The Wong family story spans three eras, of civil war, isolation and ‘reform and opening up’. A fourth may be at hand in the new state authoritarianism of Xi Jinping. People who have made it into their nineties have witnessed changes in one lifetime in China that took place over centuries in the West. The effect is dislocating.

While the diaspora conserved tradition as a badge of identity, people inside Maoist China internalised it while conforming to the party’s edicts against superstition, Confucianism, and a host of ills associated with the old order. It has been said that the religion of China is being Chinese; as the older generation of Wongs rediscover their roots and return home to find a new country, the author faithfully records their sense of belonging, yet being estranged.

The book draws on the writer’s own experience as a formidable reporter who had covered the war in Iraq before turning to China. He sketches life in the mainly Muslim region of Xinjiang, which is supposedly ‘autonomous’, like Tibet and Inner Mongolia, and in the distant marches of the new Chinese empire. His reportage feels authentic, without exaggeration or bias. He is, however, moved by the struggle of Hong Kong for freedom as he watches it go down to defeat.

The strongest passages of the book belong to his father, who we see as a young soldier passing from the Han Chinese heartland through the ‘Jade Gate’ into the wastes of the far West and spending years in far-flung barracks. And no reader will forget the image of him wandering, alone, into the Forbidden City in 1951, a beautifully rendered dream sequence that evokes the final scenes of Bernardo Bertolucci’s 1987 epic The Last Emperor.

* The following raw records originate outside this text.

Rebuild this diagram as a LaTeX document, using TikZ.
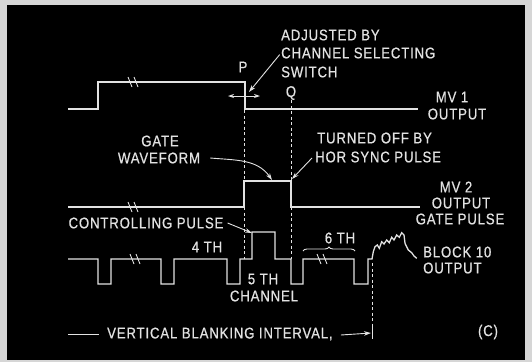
\documentclass[tikz,border=0pt]{standalone}
\usepackage{fontspec}
\setmainfont{Liberation Sans}[FakeStretch=0.85,LetterSpace=5.5,FakeBold=0.6]
\usetikzlibrary{arrows.meta,decorations.pathreplacing}
\definecolor{fg}{HTML}{E2E2E2}
\definecolor{frame}{HTML}{D6D6D6}
\begin{document}
\begin{tikzpicture}[x=1pt,y=-1pt,
  wave/.style={draw=fg,line width=1.3pt,line join=miter},
  guide/.style={draw=fg,line width=0.9pt,dash pattern=on 3pt off 2.5pt},
  lbl/.style={text=fg,inner sep=0pt,font=\fontsize{15.5}{17}\selectfont},
  lead/.style={draw=fg,line width=0.9pt,-{Stealth[length=7pt,width=4.5pt]}},
  brk/.style={draw=fg,line width=0.9pt}]
\useasboundingbox (0,0) rectangle (532,362);
\fill[frame] (0,0) rectangle (532,362);
\fill[black] (7,5) rectangle (525,360);

% MV1 output
\draw[wave] (68,109) -- (98,109) -- (98,82) -- (245,82) -- (245,109) -- (418,109);
\draw[brk,shift={(133,82)}] (-5,-5) -- (-1,5) (1,-5) -- (5,5);
% gate waveform
\draw[wave] (68,207) -- (244,207) -- (244,181) -- (291,181) -- (291,207) -- (420,207);
\draw[brk,shift={(133,207)}] (-5,-5) -- (-1,5) (1,-5) -- (5,5);
% channel pulses
\draw[wave] (68,259) -- (98,259) -- (98,284) -- (111,284) -- (111,259) -- (161,259) -- (161,284) -- (174,284) -- (174,259)
  -- (227,259) -- (227,284) -- (240,284) -- (240,259) -- (252,259) -- (252,232) -- (275,232) -- (275,259)
  -- (291,259) -- (291,284) -- (303,284) -- (303,259) -- (354,259) -- (354,284) -- (368,284) -- (368,259) -- (372,259)
  -- (373.3,251.7) -- (375,246.7) -- (377.3,245) -- (379.3,248.3) -- (381.7,241.7) -- (384,244) -- (386.7,240)
  -- (389.3,242.7) -- (391.7,237.3) -- (394,240) -- (396.7,235) -- (399.3,237.3) -- (401.7,232.7) -- (404,235)
  -- (405,243.3) -- (408.3,250) -- (411.7,252.7) -- (414,256) -- (416.7,258.3);
\draw[brk,shift={(135,259)}] (-5,-5) -- (-1,5) (1,-5) -- (5,5);
\draw[brk,shift={(322,259)}] (-5,-5) -- (-1,5) (1,-5) -- (5,5);

% guides
\draw[guide] (244,110) -- (244,181);
\draw[guide] (244,207) -- (244,259);
\draw[guide] (291,100) -- (291,181);
\draw[guide] (291,207) -- (291,259);
\draw[guide] (372,263) -- (372,328);
\draw[fg,line width=1pt] (372,325) -- (372,339);

% labels
\node[lbl] (p) at (243,67) {P};
\node[lbl] (q) at (291,93) {Q};
\node[lbl,anchor=west] (adj1) at (281,35) {ADJUSTED BY};
\node[lbl,anchor=west] (adj2) at (281,53) {CHANNEL SELECTING};
\node[lbl,anchor=west] (adj3) at (281,72) {SWITCH};
\node[lbl] (mv1a) at (452,97) {MV 1};
\node[lbl] (mv1b) at (457,114) {OUTPUT};
\node[lbl] (gate1) at (160,141) {GATE};
\node[lbl] (gate2) at (159,158) {WAVEFORM};
\node[lbl,anchor=west] (off1) at (317,138) {TURNED OFF BY};
\node[lbl,anchor=west] (off2) at (315,157) {HOR SYNC PULSE};
\node[lbl] (mv2a) at (456,187) {MV 2};
\node[lbl] (mv2b) at (461,203) {OUTPUT};
\node[lbl] (mv2c) at (460,219) {GATE PULSE};
\node[lbl] (ctl) at (146,223) {CONTROLLING PULSE};
\node[lbl] (th4) at (207,247) {4 TH};
\node[lbl] (th5) at (263,279) {5 TH};
\node[lbl] (chan) at (264,296) {CHANNEL};
\node[lbl] (th6) at (340,238) {6 TH};
\node[lbl,anchor=west] (blk1) at (423,252) {BLOCK 10};
\node[lbl,anchor=west] (blk2) at (423,268) {OUTPUT};
\node[lbl,anchor=west] (vbi) at (107,334) {VERTICAL BLANKING INTERVAL,};
\node[lbl] (cc) at (488,332) {(C)};

% leaders
\coordinate (ptip) at (249,92);
\draw[lead,shorten <=2pt] (adj2.west) -- (ptip);
\coordinate (pl) at (228,96);
\coordinate (pr) at (260,96);
\draw[fg,line width=0.9pt,{Stealth[length=6pt,width=4pt]}-{Stealth[length=6pt,width=4pt]}] (pl) -- (pr);
\coordinate (gtip) at (272,180);
\draw[lead] ([xshift=10pt]gate2.east) to[out=-5,in=125] (gtip);
\coordinate (qtip) at (292,179);
\draw[lead] ([xshift=-3pt,yshift=-1pt]off2.west) -- (qtip);
\coordinate (ctip) at (252,233);
\draw[lead] ([xshift=4pt]ctl.east) -- (ctip);
\coordinate (vbe) at (371,333);
\draw[lead] ([xshift=8pt,yshift=-1pt]vbi.east) -- (vbe);
\coordinate (vl1) at (68,334);
\coordinate (vl2) at (99,334);
\draw[fg,line width=0.9pt] (vl1) -- (vl2);
\coordinate (b1) at (303,251);
\coordinate (b2) at (355,251);
\draw[fg,line width=0.9pt,decorate,decoration={brace,amplitude=4pt}] (b1) -- (b2);
\end{tikzpicture}
\end{document}
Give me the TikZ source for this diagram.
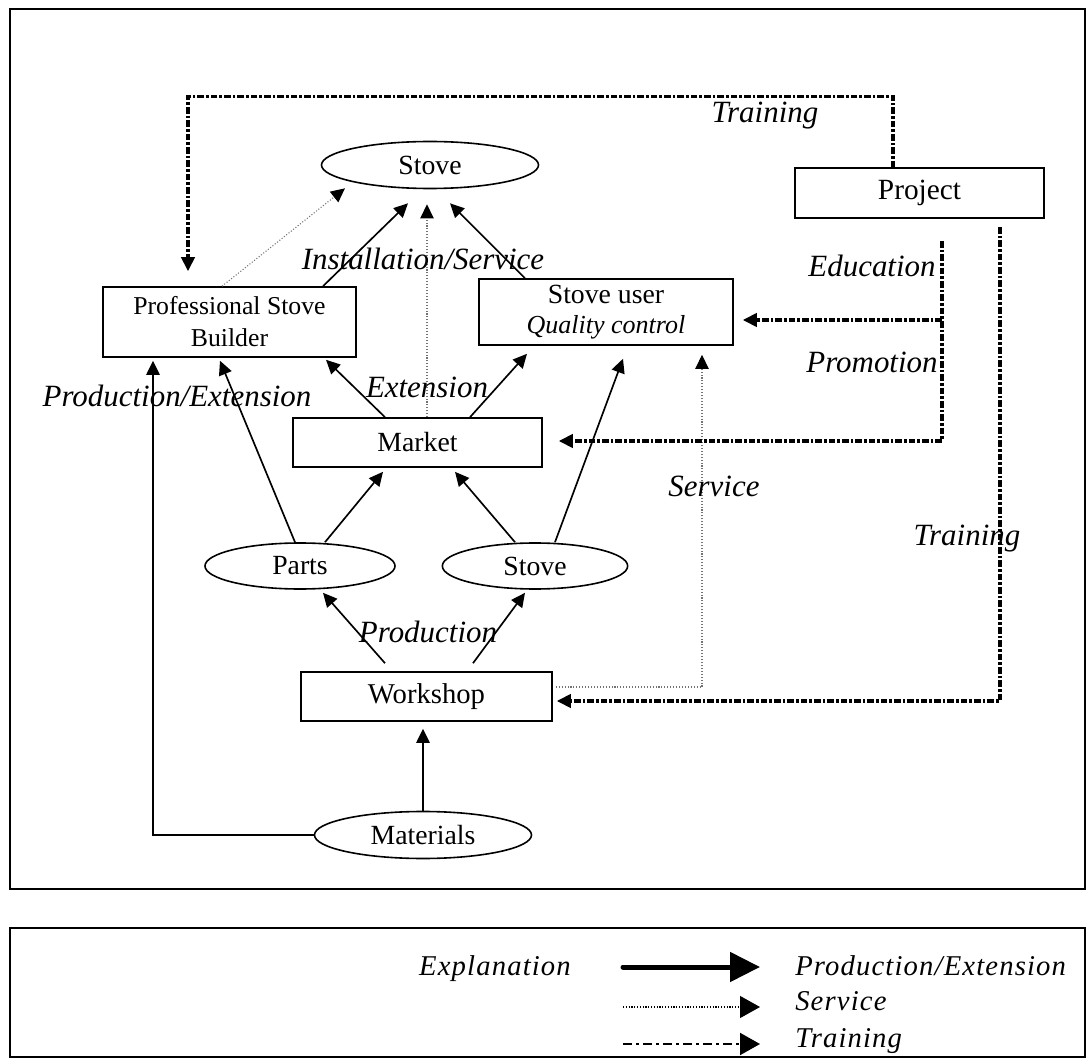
\documentclass[tikz,border=0pt]{standalone}
\usepackage{fontspec}
\setmainfont{Liberation Serif}
\usetikzlibrary{arrows.meta,shapes.geometric,calc}

% text sizes
\newcommand\ndfont{\fontsize{20.8}{23.25}\selectfont}
\newcommand\psbfont{\fontsize{19.3}{23.25}\selectfont}
\newcommand\qcfont{\fontsize{19.5}{19}\selectfont\itshape}
\newcommand\lbfont{\fontsize{23.2}{26}\selectfont\itshape}
\newcommand\lgfont{\fontsize{21.5}{24}\selectfont\itshape\addfontfeature{LetterSpace=4}}

\begin{document}
\begin{tikzpicture}[x=0.75pt,y=-0.75pt,
  box/.style={draw, line width=1.2pt, rectangle, inner sep=0pt, font=\ndfont, align=center},
  oval/.style={draw, line width=1.2pt, ellipse, inner sep=0pt, font=\ndfont},
  lbl/.style={font=\lbfont, inner sep=0pt, anchor=base},
  lgd/.style={font=\lgfont, inner sep=0pt, anchor=base west},
  tip/.style={-{Triangle[length=10.5pt,width=10pt,color=black]}},
  prod/.style={line width=1.25pt, tip},
  serv/.style={line width=0.8pt, black!55, dash pattern=on 0.8pt off 1.4pt, tip},
  train/.style={line width=2.3pt, dash pattern=on 5pt off 1.5pt on 2pt off 1.5pt},
  frame/.style={draw, line width=1.5pt}
]
\useasboundingbox (0,0) rectangle (1090,1059);

% outer frames
\draw[frame] (10,9) rectangle (1085,889);
\draw[frame] (10,928) rectangle (1085,1057);

% nodes
\node[oval, minimum width=162.75pt, minimum height=35.25pt] (stoveTop) at (430,165) {Stove};
\node[box, minimum width=186.75pt, minimum height=37.5pt, font=\fontsize{22}{24}\selectfont] (proj) at (919.5,193) {Project};
\node[box, minimum width=189.75pt, minimum height=52.5pt, font=\psbfont] (psb) at (229.5,322) {Professional Stove\\[0.8pt]Builder};
\node[box, minimum width=190.5pt, minimum height=49.5pt] (user) at (606,312) {Stove user\\[-1pt]{\qcfont Quality control}};
\node[box, minimum width=186.75pt, minimum height=36.75pt] (mkt) at (417.5,442.5) {Market};
\node[oval, minimum width=142.5pt, minimum height=34.5pt] (parts) at (300,566) {Parts};
\node[oval, minimum width=139pt, minimum height=34.5pt] (stoveLow) at (535,566) {Stove};
\node[box, minimum width=188.25pt, minimum height=36.75pt, font=\fontsize{21.5}{24}\selectfont] (ws) at (426.5,696.5) {Workshop};
\node[oval, minimum width=162.75pt, minimum height=35.25pt] (mat) at (423,835) {Materials};

% production / extension connectors
\draw[prod] ($(psb.north)+(93.5,0)$) -- ($(stoveTop.south)+(-22,14)$);
\draw[prod] ($(user.north)+(-81,0)$) -- ($(stoveTop.south)+(20,14)$);
\draw[prod] ($(mkt.north)+(-32.5,0)$) -- ($(psb.south)+(96.5,2)$);
\draw[prod] ($(mkt.north)+(52.5,0)$) -- ($(user.south)+(-79,8)$);
\draw[prod] ($(parts.north)+(-5,0)$) -- ($(psb.south)+(-9.5,3)$);
\draw[prod] ($(parts.north)+(25,0)$) -- ($(mkt.south)+(-34.5,4)$);
\draw[prod] ($(stoveLow.north)+(-20,0)$) -- ($(mkt.south)+(37.5,4)$);
\draw[prod] ($(stoveLow.north)+(20,0)$) -- ($(user.south)+(17,13)$);
\draw[prod] ($(ws.north)+(-41.5,-8)$) -- ($(parts.south)+(23,3)$);
\draw[prod] ($(ws.north)+(46.5,-8)$) -- ($(stoveLow.south)+(-10,3)$);
\draw[prod] (mat.north) -- ($(ws.south)+(-3.5,7)$);
\coordinate (psbIn) at ($(psb.south)+(-76.5,3)$);
\draw[prod] (mat.west) -| (psbIn);

% service connectors
\draw[serv] ($(psb.north)+(-7.5,0)$) -- ($(stoveTop.south)+(-85,-1)$);
\draw[serv] ($(mkt.north)+(9.5,0)$) -- ($(stoveTop.south)+(-3,15)$);
\draw[serv] ($(ws.east)+(3,-9.5)$) -| ($(user.south)+(96,9)$);

% training connectors
\draw[train, tip] ($(proj.north)+(-26.5,0)$) -- ++(0,-71) -| ($(psb.north)+(-41.5,-15)$);
\coordinate (edu) at (942,241);
\draw[train] (edu) -- (edu |- 0,441);
\draw[train, tip] (edu |- 0,320) -- ($(user.east)+(9,8)$);
\draw[train, tip] (edu |- 0,441) -- ($(mkt.east)+(16,-1.5)$);
\coordinate (trn) at (1000,227);
\draw[train, tip] (trn) |- ($(ws.east)+(4,4.5)$);

% connector labels
\node[lbl] (lTrainTop) at (765,123) {Training};
\node[lbl] (lInst) at (423,270) {Installation/Service};
\node[lbl] (lEdu) at (872,277) {Education};
\node[lbl] (lProm) at (872,373) {Promotion};
\node[lbl] (lExt) at (427,398) {Extension};
\node[lbl] (lProdExt) at (177,407) {Production/Extension};
\node[lbl] (lServ) at (714,497) {Service};
\node[lbl] (lTrainR) at (967,545) {Training};
\node[lbl] (lProd) at (428,642) {Production};

% legend
\node[font=\lgfont, inner sep=0pt, anchor=base] (lgExp) at (495,975) {Explanation};
\coordinate (lgA0) at (623,967); \coordinate (lgA1) at (760,967);
\coordinate (lgB0) at (623,1007); \coordinate (lgB1) at (760,1007);
\coordinate (lgC0) at (623,1044); \coordinate (lgC1) at (760,1044);
\draw[line width=3.75pt, line cap=round, -{Triangle[length=22.5pt,width=21.75pt]}] (lgA0) -- (lgA1);
\draw[line width=0.9pt, dash pattern=on 0.9pt off 1.2pt, -{Triangle[length=15pt,width=16.5pt]}] (lgB0) -- (lgB1);
\draw[line width=1.5pt, dash pattern=on 7pt off 3pt on 2pt off 3pt, -{Triangle[length=15pt,width=16.5pt]}] (lgC0) -- (lgC1);
\node[lgd] (lgPE) at (795,975) {Production/Extension};
\node[lgd] (lgS) at (795,1010) {Service};
\node[lgd] (lgT) at (795,1047) {Training};
\end{tikzpicture}
\end{document}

There is a new emperor in China today whose stated aim is the great rejuvenation of the nation. The experience of this Chinese family, so authentically told, is a warning against the grandiose ambitions of one man. In the words of Professor Andrew Nathan of Columbia University, who was writing about Mao, ‘excessive power drives its possessor into a shadow world, where great visions become father to great crimes’.